OBJECTIVE
Stop at the line containing "import seaborn as sns": repeat exactly every line of the entries below from the first up to it, plus that line, with pictures omitted.

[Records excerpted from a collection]
————
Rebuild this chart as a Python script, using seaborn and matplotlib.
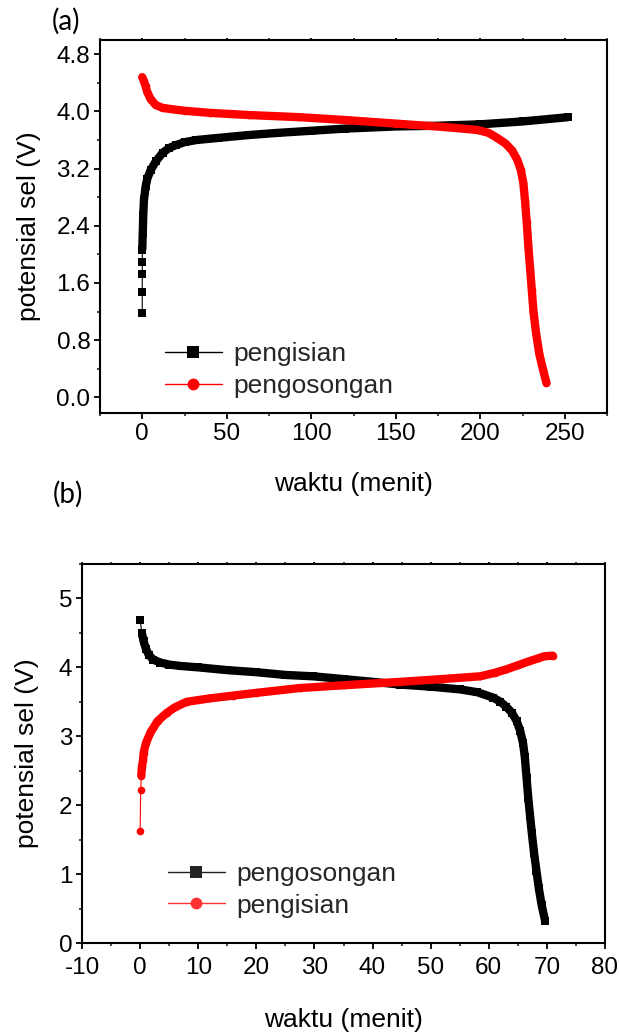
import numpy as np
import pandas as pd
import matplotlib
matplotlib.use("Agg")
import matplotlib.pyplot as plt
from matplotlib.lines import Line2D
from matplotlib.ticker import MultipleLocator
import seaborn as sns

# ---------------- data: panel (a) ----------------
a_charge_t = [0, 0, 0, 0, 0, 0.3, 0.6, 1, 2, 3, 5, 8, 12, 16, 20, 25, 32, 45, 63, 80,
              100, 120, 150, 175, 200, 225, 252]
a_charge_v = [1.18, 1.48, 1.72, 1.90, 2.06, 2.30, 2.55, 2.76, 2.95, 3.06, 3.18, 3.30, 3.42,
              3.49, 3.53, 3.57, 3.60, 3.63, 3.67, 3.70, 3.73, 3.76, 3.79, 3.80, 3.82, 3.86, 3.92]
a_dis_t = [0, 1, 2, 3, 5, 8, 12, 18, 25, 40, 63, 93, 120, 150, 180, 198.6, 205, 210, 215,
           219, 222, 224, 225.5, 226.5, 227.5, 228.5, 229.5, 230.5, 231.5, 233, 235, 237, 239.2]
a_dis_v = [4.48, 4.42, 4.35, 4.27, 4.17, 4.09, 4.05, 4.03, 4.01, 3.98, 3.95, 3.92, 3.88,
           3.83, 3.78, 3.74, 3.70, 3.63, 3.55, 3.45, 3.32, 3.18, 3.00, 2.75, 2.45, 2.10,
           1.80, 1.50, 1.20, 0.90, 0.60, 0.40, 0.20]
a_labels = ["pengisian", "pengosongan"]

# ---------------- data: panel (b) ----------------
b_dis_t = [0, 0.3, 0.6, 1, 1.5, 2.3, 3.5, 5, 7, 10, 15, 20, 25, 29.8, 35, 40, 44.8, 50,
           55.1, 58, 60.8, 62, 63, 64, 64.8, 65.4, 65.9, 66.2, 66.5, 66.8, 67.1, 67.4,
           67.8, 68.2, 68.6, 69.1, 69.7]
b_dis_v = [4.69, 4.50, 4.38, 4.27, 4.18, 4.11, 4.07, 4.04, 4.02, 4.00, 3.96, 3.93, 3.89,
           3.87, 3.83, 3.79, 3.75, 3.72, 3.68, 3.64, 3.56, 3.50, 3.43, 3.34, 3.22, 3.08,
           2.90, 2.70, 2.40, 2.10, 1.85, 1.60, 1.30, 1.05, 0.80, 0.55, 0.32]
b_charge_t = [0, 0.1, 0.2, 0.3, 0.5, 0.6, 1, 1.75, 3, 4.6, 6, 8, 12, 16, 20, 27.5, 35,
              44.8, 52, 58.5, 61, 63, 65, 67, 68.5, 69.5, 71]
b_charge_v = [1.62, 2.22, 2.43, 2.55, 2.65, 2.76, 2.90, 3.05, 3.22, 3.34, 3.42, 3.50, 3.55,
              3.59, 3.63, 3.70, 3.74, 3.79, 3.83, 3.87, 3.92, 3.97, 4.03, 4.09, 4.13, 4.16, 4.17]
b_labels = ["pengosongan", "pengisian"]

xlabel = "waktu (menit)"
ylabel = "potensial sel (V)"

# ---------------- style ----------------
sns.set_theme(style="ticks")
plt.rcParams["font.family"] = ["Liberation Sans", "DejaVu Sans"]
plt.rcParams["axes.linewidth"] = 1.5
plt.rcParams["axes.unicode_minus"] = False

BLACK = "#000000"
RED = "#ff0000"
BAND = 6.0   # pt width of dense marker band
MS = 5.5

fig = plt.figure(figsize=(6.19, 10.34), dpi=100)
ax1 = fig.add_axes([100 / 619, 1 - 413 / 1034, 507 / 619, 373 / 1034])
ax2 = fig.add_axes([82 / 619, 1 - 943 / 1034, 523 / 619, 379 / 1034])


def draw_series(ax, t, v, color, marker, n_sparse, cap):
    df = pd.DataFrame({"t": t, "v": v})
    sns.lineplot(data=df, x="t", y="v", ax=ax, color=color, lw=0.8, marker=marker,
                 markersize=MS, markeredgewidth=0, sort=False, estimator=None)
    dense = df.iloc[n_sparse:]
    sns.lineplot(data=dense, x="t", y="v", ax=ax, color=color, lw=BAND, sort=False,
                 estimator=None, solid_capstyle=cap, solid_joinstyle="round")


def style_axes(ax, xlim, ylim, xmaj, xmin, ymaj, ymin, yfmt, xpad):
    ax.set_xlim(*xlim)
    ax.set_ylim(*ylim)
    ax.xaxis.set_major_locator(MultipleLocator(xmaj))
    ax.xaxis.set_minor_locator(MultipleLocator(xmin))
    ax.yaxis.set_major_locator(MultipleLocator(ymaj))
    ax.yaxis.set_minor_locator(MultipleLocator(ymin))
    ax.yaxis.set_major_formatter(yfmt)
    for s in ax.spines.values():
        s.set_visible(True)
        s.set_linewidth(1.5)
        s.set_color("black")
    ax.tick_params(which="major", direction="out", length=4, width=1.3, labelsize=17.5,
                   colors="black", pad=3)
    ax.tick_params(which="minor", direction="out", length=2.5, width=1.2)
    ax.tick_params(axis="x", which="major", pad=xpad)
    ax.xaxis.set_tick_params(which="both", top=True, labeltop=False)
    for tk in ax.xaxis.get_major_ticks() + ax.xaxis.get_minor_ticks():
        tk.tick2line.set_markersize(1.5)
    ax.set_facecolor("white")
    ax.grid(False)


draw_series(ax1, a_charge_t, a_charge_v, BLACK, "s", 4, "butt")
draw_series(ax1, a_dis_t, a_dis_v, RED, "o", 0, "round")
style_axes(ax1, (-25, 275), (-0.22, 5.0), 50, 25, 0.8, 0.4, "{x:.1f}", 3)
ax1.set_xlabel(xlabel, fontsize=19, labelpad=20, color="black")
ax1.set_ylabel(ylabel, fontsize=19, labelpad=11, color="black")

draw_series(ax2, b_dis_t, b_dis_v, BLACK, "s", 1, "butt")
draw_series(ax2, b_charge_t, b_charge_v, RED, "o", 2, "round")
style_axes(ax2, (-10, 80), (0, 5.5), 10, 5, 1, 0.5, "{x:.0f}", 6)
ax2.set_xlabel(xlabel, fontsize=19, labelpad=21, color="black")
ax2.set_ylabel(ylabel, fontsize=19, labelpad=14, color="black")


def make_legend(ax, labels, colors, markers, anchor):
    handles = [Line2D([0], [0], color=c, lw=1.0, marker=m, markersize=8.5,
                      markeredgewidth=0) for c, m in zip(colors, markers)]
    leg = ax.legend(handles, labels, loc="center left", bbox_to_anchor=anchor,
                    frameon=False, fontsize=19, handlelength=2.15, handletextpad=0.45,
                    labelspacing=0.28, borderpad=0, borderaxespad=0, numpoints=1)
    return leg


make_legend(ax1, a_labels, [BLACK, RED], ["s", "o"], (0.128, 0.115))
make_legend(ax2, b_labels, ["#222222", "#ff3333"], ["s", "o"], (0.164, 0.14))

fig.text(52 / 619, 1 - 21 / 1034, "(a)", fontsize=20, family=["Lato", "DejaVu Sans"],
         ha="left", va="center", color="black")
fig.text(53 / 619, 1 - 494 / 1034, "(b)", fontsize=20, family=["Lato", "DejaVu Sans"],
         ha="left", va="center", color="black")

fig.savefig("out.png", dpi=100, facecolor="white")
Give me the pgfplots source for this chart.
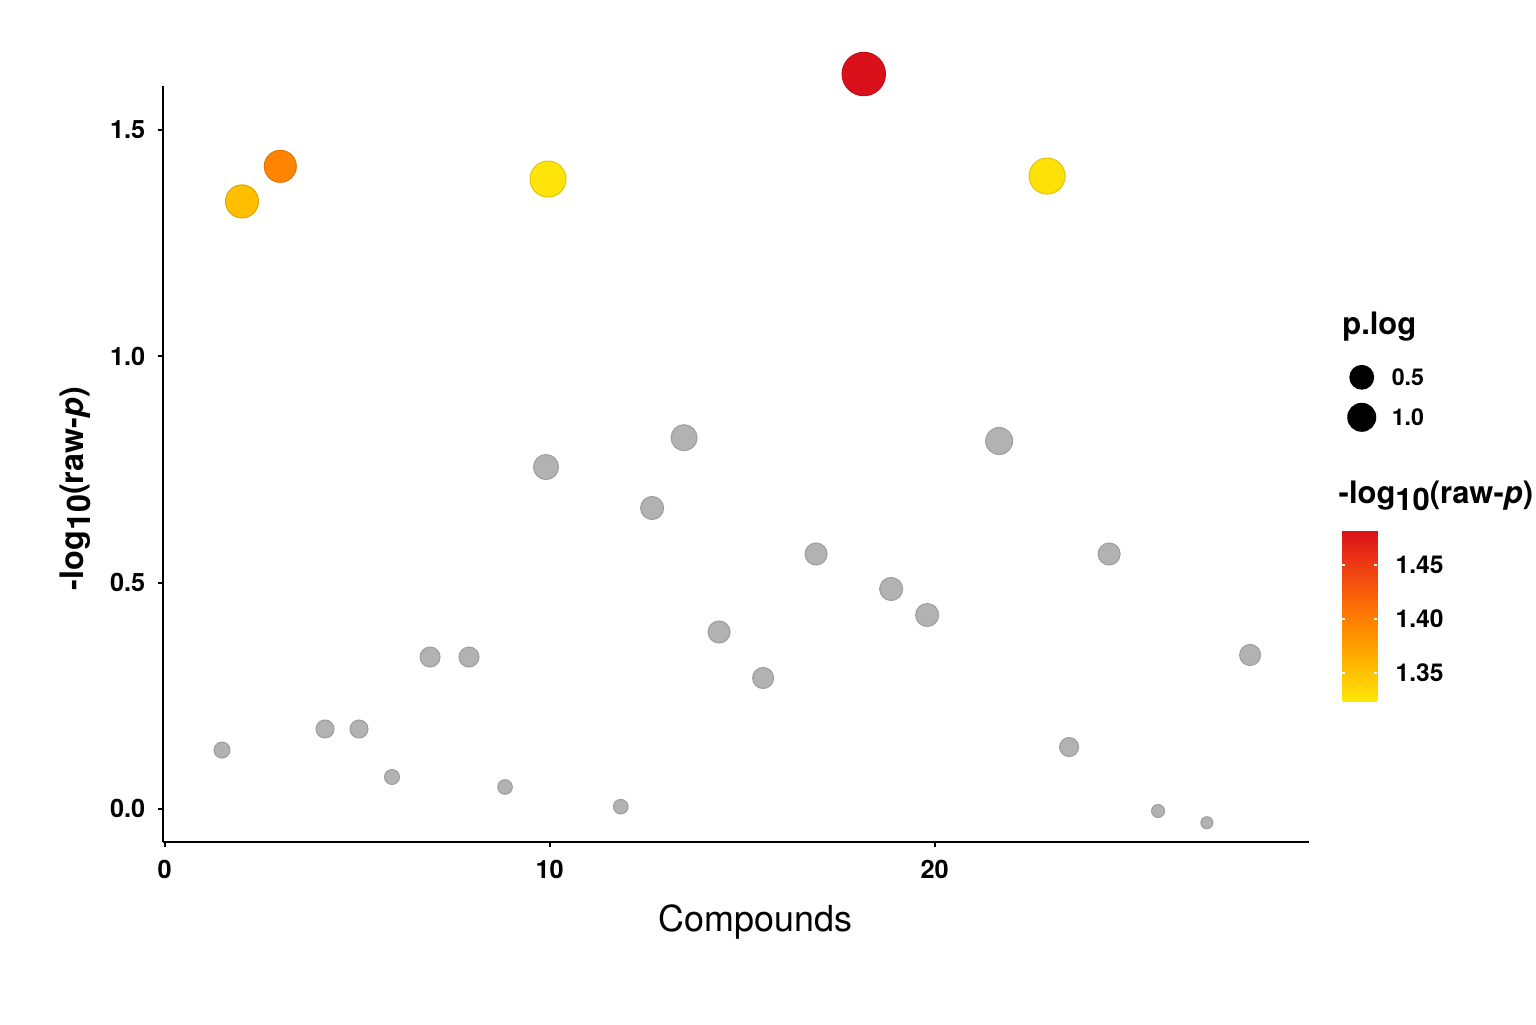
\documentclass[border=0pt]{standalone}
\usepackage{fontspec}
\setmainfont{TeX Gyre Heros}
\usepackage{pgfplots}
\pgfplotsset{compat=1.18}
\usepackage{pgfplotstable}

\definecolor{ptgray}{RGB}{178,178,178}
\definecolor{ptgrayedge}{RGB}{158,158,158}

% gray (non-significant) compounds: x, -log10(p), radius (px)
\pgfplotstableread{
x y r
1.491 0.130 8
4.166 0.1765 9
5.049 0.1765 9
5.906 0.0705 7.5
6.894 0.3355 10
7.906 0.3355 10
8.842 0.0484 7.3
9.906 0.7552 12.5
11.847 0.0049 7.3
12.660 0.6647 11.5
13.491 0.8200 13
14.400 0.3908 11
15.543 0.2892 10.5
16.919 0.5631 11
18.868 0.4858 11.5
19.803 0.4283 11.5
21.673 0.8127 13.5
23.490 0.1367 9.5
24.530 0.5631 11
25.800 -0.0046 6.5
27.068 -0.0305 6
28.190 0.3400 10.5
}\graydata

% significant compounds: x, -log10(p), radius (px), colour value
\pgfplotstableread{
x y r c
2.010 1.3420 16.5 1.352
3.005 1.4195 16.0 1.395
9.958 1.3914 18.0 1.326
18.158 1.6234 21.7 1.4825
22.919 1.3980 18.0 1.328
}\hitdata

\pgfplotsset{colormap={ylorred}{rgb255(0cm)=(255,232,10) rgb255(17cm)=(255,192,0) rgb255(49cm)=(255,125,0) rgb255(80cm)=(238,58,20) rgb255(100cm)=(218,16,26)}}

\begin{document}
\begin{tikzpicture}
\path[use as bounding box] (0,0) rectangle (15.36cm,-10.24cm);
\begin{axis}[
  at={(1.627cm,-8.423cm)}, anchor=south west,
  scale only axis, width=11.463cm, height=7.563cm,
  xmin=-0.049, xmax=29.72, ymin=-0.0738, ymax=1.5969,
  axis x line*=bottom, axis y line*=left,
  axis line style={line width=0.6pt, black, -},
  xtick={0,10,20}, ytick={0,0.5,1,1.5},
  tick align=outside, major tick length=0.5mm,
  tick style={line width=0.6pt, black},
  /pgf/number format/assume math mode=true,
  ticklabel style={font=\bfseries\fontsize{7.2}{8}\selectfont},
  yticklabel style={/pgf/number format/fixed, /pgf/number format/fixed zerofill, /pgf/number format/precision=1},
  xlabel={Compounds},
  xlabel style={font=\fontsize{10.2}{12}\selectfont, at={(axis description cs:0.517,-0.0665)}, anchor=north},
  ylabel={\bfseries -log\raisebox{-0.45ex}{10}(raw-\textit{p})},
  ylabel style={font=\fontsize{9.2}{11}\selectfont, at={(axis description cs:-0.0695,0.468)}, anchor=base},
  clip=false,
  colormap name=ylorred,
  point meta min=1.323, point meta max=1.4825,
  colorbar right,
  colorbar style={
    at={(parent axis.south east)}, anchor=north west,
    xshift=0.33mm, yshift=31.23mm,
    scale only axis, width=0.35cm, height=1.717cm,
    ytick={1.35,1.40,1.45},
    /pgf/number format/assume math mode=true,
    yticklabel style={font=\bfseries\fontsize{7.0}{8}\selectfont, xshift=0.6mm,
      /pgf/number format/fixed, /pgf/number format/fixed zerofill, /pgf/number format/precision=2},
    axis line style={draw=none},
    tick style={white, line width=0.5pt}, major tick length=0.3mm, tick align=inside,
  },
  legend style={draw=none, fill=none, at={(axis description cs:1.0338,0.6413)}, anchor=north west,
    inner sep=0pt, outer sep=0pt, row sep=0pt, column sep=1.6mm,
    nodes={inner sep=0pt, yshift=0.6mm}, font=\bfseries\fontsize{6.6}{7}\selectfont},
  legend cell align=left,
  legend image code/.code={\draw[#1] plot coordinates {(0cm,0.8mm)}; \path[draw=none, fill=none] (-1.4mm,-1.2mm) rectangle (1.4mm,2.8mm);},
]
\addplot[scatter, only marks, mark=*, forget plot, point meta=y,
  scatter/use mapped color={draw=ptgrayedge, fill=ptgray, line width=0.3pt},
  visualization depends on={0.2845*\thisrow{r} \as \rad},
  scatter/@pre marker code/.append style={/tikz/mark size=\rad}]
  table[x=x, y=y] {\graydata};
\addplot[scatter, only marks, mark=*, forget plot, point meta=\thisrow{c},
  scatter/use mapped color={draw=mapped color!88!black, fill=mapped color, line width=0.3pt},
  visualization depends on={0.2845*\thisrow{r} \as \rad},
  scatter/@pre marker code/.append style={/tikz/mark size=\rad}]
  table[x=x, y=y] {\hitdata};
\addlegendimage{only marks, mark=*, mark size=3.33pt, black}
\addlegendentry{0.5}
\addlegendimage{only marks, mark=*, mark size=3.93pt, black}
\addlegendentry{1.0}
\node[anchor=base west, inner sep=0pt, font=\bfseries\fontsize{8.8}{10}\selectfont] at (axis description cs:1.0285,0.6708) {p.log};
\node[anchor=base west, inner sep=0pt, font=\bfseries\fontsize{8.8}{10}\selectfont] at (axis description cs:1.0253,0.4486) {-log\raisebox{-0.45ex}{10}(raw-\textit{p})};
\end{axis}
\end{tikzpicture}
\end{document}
————
FINISHED EXERCISE
Rebuild this chart as a Python script, using seaborn and matplotlib.
import numpy as np
import pandas as pd
import matplotlib
matplotlib.use("Agg")
import matplotlib.pyplot as plt
from matplotlib.lines import Line2D
from matplotlib.ticker import MultipleLocator
import seaborn as sns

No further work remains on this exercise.